• [Task description]:
Copy out every line containing the word "seaborn".

— Start of Data to use —

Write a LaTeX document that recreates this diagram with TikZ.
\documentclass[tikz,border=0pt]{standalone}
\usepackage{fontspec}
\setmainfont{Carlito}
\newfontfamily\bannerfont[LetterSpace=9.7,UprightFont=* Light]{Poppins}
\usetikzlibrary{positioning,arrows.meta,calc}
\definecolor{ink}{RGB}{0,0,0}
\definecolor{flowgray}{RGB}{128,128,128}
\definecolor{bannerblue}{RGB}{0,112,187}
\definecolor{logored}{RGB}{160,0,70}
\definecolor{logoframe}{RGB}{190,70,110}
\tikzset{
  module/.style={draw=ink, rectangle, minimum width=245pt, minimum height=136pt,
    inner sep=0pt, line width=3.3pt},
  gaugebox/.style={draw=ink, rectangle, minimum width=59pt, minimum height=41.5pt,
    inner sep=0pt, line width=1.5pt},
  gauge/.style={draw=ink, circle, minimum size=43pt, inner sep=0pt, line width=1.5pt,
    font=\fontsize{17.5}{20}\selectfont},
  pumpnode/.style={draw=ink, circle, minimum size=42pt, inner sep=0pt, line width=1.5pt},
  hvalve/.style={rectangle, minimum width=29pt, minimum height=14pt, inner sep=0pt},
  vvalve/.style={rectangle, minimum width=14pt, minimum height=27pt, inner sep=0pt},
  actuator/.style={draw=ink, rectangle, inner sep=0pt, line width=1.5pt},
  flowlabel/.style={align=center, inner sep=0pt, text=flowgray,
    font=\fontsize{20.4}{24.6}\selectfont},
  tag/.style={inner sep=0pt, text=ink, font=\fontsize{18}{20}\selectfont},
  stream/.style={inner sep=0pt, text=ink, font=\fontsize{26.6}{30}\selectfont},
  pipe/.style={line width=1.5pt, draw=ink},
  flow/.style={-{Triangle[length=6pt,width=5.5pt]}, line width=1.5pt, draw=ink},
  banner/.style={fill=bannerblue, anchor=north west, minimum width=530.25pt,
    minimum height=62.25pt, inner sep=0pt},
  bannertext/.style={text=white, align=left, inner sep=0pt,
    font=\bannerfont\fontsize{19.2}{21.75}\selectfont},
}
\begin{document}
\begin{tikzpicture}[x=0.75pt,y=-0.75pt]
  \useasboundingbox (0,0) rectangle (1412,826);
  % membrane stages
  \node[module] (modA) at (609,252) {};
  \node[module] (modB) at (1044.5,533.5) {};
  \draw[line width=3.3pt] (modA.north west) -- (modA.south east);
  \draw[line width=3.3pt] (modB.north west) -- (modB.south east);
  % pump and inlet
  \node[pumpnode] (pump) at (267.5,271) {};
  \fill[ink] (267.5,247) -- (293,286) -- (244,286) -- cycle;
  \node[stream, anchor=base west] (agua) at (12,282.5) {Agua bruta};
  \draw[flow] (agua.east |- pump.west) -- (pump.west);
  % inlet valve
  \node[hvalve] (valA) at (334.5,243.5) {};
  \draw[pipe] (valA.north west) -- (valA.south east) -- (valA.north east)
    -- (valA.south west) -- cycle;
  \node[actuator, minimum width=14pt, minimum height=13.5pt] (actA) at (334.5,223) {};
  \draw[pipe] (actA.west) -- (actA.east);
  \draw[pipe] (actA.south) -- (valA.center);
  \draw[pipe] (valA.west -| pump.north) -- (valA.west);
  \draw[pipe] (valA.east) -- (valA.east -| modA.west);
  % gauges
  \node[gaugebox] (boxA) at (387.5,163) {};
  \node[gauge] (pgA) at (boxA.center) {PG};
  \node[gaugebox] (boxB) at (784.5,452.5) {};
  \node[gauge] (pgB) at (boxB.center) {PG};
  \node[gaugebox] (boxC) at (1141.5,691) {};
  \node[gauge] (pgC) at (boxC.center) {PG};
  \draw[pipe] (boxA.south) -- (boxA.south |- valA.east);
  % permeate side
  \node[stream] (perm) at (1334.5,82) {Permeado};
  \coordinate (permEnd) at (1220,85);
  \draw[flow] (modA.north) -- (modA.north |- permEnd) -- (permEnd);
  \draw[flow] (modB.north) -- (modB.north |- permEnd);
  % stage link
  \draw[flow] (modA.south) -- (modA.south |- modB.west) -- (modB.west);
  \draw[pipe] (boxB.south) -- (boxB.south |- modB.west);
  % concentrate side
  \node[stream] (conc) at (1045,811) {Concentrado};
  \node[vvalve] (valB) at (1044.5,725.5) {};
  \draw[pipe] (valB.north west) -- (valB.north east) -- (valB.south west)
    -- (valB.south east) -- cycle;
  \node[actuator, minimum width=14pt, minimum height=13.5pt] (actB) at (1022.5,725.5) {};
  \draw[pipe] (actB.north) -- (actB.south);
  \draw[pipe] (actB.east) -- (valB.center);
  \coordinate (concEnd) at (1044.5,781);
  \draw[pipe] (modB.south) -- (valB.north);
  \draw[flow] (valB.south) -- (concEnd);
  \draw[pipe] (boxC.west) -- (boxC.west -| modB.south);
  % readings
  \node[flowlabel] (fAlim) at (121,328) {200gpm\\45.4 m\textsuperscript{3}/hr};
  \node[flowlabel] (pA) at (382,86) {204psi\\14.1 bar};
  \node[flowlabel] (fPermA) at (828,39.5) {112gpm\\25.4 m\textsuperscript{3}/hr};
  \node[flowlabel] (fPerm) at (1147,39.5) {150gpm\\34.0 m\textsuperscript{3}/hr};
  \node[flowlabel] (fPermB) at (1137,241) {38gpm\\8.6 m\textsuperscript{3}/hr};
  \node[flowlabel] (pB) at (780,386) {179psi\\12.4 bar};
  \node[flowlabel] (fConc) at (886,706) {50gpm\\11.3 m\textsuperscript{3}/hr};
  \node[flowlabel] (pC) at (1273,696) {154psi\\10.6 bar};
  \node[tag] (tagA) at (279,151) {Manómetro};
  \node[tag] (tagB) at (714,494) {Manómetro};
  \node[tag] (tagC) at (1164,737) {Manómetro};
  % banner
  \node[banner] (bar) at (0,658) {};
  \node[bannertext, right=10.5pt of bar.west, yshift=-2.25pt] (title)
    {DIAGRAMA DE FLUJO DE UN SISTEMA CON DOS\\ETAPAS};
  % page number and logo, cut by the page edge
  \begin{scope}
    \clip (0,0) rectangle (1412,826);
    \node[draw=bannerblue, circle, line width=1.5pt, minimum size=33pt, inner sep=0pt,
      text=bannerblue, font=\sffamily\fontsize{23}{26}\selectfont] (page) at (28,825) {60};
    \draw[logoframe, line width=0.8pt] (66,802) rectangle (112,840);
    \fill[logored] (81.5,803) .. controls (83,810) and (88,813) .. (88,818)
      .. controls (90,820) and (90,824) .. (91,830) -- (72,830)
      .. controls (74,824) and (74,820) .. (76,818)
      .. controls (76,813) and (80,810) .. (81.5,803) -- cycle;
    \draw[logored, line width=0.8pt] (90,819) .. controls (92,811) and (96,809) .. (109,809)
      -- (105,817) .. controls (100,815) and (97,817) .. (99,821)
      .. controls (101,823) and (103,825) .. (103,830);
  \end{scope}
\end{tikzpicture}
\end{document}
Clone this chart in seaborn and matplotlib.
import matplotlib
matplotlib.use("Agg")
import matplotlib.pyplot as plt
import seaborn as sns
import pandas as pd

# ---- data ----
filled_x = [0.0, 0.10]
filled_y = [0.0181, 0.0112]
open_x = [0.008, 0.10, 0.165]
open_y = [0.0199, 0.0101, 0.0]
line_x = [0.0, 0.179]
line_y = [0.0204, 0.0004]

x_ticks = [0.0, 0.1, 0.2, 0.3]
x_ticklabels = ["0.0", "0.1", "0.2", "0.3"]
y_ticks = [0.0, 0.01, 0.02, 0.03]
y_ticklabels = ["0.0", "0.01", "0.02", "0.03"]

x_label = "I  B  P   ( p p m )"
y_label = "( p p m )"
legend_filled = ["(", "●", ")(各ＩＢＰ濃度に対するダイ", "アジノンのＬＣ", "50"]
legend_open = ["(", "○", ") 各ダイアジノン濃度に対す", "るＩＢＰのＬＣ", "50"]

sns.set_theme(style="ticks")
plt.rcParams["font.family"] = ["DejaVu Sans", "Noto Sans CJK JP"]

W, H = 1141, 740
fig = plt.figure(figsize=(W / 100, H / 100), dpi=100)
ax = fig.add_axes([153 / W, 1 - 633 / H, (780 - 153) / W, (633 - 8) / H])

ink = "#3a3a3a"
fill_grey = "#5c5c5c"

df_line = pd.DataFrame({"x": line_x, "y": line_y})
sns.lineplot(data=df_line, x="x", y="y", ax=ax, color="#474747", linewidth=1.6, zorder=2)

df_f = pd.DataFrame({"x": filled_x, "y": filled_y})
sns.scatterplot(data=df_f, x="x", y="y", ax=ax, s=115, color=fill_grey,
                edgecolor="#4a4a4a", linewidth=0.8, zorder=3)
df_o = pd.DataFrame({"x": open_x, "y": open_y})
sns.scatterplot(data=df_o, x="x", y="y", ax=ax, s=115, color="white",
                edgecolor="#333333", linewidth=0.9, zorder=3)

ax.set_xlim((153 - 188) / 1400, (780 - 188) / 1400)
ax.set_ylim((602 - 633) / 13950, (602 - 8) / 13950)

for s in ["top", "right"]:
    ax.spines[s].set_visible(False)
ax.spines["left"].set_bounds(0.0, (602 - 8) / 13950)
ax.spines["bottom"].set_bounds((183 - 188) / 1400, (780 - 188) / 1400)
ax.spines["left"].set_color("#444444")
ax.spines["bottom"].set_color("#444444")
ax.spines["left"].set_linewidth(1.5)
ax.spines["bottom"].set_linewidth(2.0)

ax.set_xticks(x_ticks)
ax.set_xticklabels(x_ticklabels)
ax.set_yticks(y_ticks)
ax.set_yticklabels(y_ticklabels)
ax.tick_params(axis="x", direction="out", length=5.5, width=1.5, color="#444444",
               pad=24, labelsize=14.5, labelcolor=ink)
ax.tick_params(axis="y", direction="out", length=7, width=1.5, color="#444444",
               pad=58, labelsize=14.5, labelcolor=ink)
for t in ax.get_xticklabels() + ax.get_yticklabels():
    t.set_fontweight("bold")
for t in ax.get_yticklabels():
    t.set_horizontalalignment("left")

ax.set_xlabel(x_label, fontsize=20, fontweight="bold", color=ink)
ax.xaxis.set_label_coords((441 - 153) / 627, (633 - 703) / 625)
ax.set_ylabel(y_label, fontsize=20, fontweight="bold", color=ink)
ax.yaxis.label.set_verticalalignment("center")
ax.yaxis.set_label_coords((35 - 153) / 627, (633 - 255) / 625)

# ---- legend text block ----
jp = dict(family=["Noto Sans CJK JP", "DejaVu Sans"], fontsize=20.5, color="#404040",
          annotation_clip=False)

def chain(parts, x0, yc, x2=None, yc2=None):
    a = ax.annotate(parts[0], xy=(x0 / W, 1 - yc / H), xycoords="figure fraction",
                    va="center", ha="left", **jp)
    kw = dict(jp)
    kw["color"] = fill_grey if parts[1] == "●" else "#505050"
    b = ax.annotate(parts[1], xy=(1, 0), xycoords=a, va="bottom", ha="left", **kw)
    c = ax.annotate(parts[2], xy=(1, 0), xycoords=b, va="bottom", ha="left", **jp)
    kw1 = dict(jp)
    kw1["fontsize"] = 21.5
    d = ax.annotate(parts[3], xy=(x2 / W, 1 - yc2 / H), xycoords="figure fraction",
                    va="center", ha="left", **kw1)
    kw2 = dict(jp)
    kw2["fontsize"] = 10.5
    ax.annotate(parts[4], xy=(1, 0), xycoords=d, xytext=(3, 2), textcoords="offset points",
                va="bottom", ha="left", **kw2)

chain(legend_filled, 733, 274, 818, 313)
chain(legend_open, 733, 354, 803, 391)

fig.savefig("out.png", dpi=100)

— End of Data to use —

• [Answer for this exercise]:
Clone this chart in seaborn and matplotlib.
import seaborn as sns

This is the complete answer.